OBJECTIVE —
Copy each line of the data below exactly, leaving out pictures.

RECORDED INFORMATION —
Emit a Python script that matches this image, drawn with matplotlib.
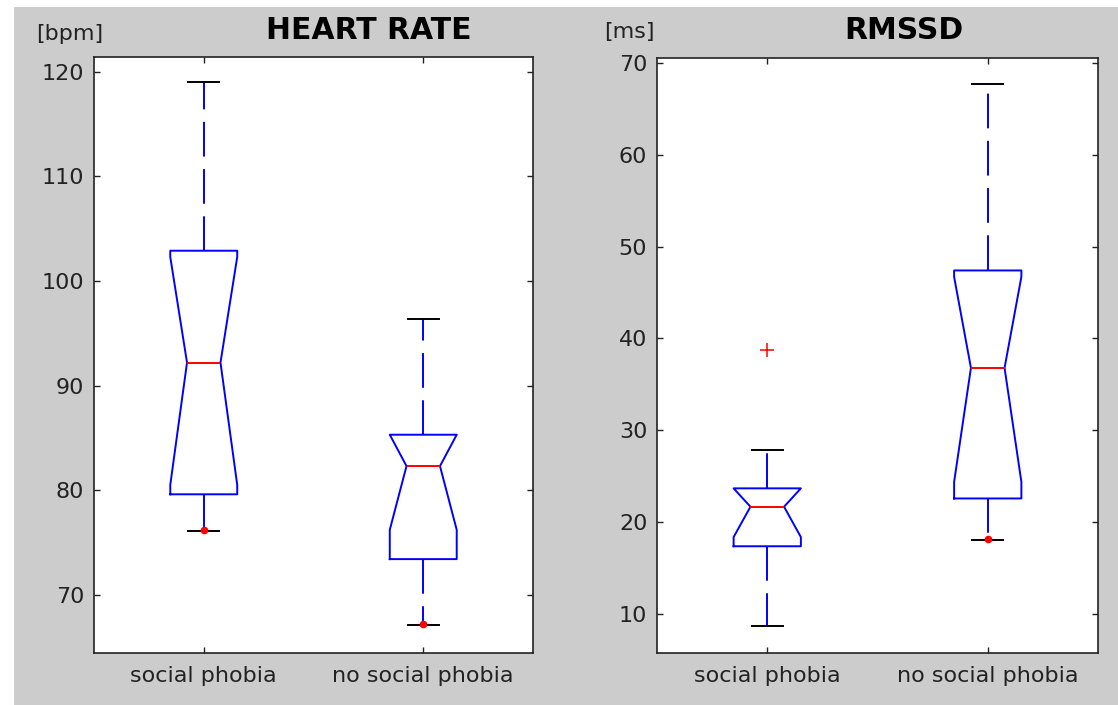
import matplotlib.pyplot as plt
from matplotlib.patches import Rectangle

plt.rcParams['font.family'] = 'DejaVu Sans'
plt.rcParams['lines.scale_dashes'] = False

# ---- data ----
groups = ["social phobia", "no social phobia"]

# heart rate [bpm]
hr_whislo = [76.1, 67.1]
hr_q1 = [79.6, 73.4]
hr_med = [92.2, 82.3]
hr_q3 = [102.9, 85.3]
hr_whishi = [119.0, 96.4]
hr_cilo = [80.5, 76.2]
hr_cihi = [102.3, 85.3]
hr_outliers = [[], []]
hr_dots = [76.2, 67.2]

# RMSSD [ms]
rm_whislo = [8.7, 18.1]
rm_q1 = [17.4, 22.6]
rm_med = [21.7, 36.8]
rm_q3 = [23.7, 47.4]
rm_whishi = [27.9, 67.7]
rm_cilo = [18.4, 24.4]
rm_cihi = [23.7, 46.7]
rm_outliers = [[38.8], []]
rm_dots = [None, 18.2]

W, H = 1118, 705
fig = plt.figure(figsize=(W / 100, H / 100), dpi=100, facecolor='white')
fig.patches.append(Rectangle((14 / W, 0), 1 - 14 / W, 1 - 7 / H,
                             transform=fig.transFigure, facecolor='#cccccc',
                             edgecolor='none', zorder=-10))


def px_rect(x0, y0, x1, y1):
    return [x0 / W, 1 - y1 / H, (x1 - x0) / W, (y1 - y0) / H]


def make_stats(lo, q1, med, q3, hi, cilo, cihi, fl):
    out = []
    for i in range(len(groups)):
        out.append(dict(whislo=lo[i], q1=q1[i], med=med[i], q3=q3[i],
                        whishi=hi[i], cilo=cilo[i], cihi=cihi[i],
                        fliers=fl[i], label=groups[i]))
    return out


def draw_panel(ax, stats, dots, ylim, yticks):
    ax.bxp(stats, positions=[1, 2], widths=0.305, capwidths=0.14,
           shownotches=True, manage_ticks=False,
           boxprops=dict(color='blue', lw=1.4),
           medianprops=dict(color='red', lw=1.4),
           whiskerprops=dict(color='blue', lw=1.4, linestyle=(0, (25, 9))),
           capprops=dict(color='black', lw=1.4),
           flierprops=dict(marker='+', markeredgecolor='red', markersize=10,
                           markeredgewidth=1.1))
    for i, d in enumerate(dots):
        if d is not None:
            ax.plot(i + 1, d, 'o', color='red', ms=4.5, zorder=5)
    ax.set_xlim(0.5, 2.5)
    ax.set_ylim(*ylim)
    ax.set_xticks([1, 2])
    ax.set_xticklabels(groups)
    ax.set_yticks(yticks)
    ax.tick_params(direction='in', length=4, width=1, top=True, right=True,
                   colors='#222222', labelsize=16)
    ax.tick_params(axis='x', pad=9)
    ax.tick_params(axis='y', pad=7)
    for s in ax.spines.values():
        s.set_linewidth(1.2)
        s.set_color('#222222')


# ---- heart rate ----
ax1 = fig.add_axes(px_rect(94, 57, 533, 653))
draw_panel(ax1, make_stats(hr_whislo, hr_q1, hr_med, hr_q3, hr_whishi,
                           hr_cilo, hr_cihi, hr_outliers),
           hr_dots, (64.42, 121.43), [70, 80, 90, 100, 110, 120])

# ---- RMSSD ----
ax2 = fig.add_axes(px_rect(657, 58, 1098, 653))
draw_panel(ax2, make_stats(rm_whislo, rm_q1, rm_med, rm_q3, rm_whishi,
                           rm_cilo, rm_cihi, rm_outliers),
           rm_dots, (5.79, 70.51), [10, 20, 30, 40, 50, 60, 70])

# titles and units
fig.text(369 / W, 1 - 39 / H, "HEART RATE", ha='center', va='baseline',
         fontsize=21.5, fontweight='bold', color='black')
fig.text(904 / W, 1 - 39 / H, "RMSSD", ha='center', va='baseline',
         fontsize=21.5, fontweight='bold', color='black')
fig.text(70 / W, 1 - 40 / H, "[bpm]", ha='center', va='baseline',
         fontsize=16, color='#222222')
fig.text(629 / W, 1 - 38 / H, "[ms]", ha='center', va='baseline',
         fontsize=16, color='#222222')

fig.savefig("out.png", dpi=100, facecolor=fig.get_facecolor())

COMPLETE RESPONSE —
Emit a Python script that matches this image, drawn with matplotlib.
import matplotlib.pyplot as plt
from matplotlib.patches import Rectangle

plt.rcParams['font.family'] = 'DejaVu Sans'
plt.rcParams['lines.scale_dashes'] = False

# ---- data ----
groups = ["social phobia", "no social phobia"]

# heart rate [bpm]
hr_whislo = [76.1, 67.1]
hr_q1 = [79.6, 73.4]
hr_med = [92.2, 82.3]
hr_q3 = [102.9, 85.3]
hr_whishi = [119.0, 96.4]
hr_cilo = [80.5, 76.2]
hr_cihi = [102.3, 85.3]
hr_outliers = [[], []]
hr_dots = [76.2, 67.2]

# RMSSD [ms]
rm_whislo = [8.7, 18.1]
rm_q1 = [17.4, 22.6]
rm_med = [21.7, 36.8]
rm_q3 = [23.7, 47.4]
rm_whishi = [27.9, 67.7]
rm_cilo = [18.4, 24.4]
rm_cihi = [23.7, 46.7]
rm_outliers = [[38.8], []]
rm_dots = [None, 18.2]

W, H = 1118, 705
fig = plt.figure(figsize=(W / 100, H / 100), dpi=100, facecolor='white')
fig.patches.append(Rectangle((14 / W, 0), 1 - 14 / W, 1 - 7 / H,
                             transform=fig.transFigure, facecolor='#cccccc',
                             edgecolor='none', zorder=-10))


def px_rect(x0, y0, x1, y1):
    return [x0 / W, 1 - y1 / H, (x1 - x0) / W, (y1 - y0) / H]


def make_stats(lo, q1, med, q3, hi, cilo, cihi, fl):
    out = []
    for i in range(len(groups)):
        out.append(dict(whislo=lo[i], q1=q1[i], med=med[i], q3=q3[i],
                        whishi=hi[i], cilo=cilo[i], cihi=cihi[i],
                        fliers=fl[i], label=groups[i]))
    return out


def draw_panel(ax, stats, dots, ylim, yticks):
    ax.bxp(stats, positions=[1, 2], widths=0.305, capwidths=0.14,
           shownotches=True, manage_ticks=False,
           boxprops=dict(color='blue', lw=1.4),
           medianprops=dict(color='red', lw=1.4),
           whiskerprops=dict(color='blue', lw=1.4, linestyle=(0, (25, 9))),
           capprops=dict(color='black', lw=1.4),
           flierprops=dict(marker='+', markeredgecolor='red', markersize=10,
                           markeredgewidth=1.1))
    for i, d in enumerate(dots):
        if d is not None:
            ax.plot(i + 1, d, 'o', color='red', ms=4.5, zorder=5)
    ax.set_xlim(0.5, 2.5)
    ax.set_ylim(*ylim)
    ax.set_xticks([1, 2])
    ax.set_xticklabels(groups)
    ax.set_yticks(yticks)
    ax.tick_params(direction='in', length=4, width=1, top=True, right=True,
                   colors='#222222', labelsize=16)
    ax.tick_params(axis='x', pad=9)
    ax.tick_params(axis='y', pad=7)
    for s in ax.spines.values():
        s.set_linewidth(1.2)
        s.set_color('#222222')


# ---- heart rate ----
ax1 = fig.add_axes(px_rect(94, 57, 533, 653))
draw_panel(ax1, make_stats(hr_whislo, hr_q1, hr_med, hr_q3, hr_whishi,
                           hr_cilo, hr_cihi, hr_outliers),
           hr_dots, (64.42, 121.43), [70, 80, 90, 100, 110, 120])

# ---- RMSSD ----
ax2 = fig.add_axes(px_rect(657, 58, 1098, 653))
draw_panel(ax2, make_stats(rm_whislo, rm_q1, rm_med, rm_q3, rm_whishi,
                           rm_cilo, rm_cihi, rm_outliers),
           rm_dots, (5.79, 70.51), [10, 20, 30, 40, 50, 60, 70])

# titles and units
fig.text(369 / W, 1 - 39 / H, "HEART RATE", ha='center', va='baseline',
         fontsize=21.5, fontweight='bold', color='black')
fig.text(904 / W, 1 - 39 / H, "RMSSD", ha='center', va='baseline',
         fontsize=21.5, fontweight='bold', color='black')
fig.text(70 / W, 1 - 40 / H, "[bpm]", ha='center', va='baseline',
         fontsize=16, color='#222222')
fig.text(629 / W, 1 - 38 / H, "[ms]", ha='center', va='baseline',
         fontsize=16, color='#222222')

fig.savefig("out.png", dpi=100, facecolor=fig.get_facecolor())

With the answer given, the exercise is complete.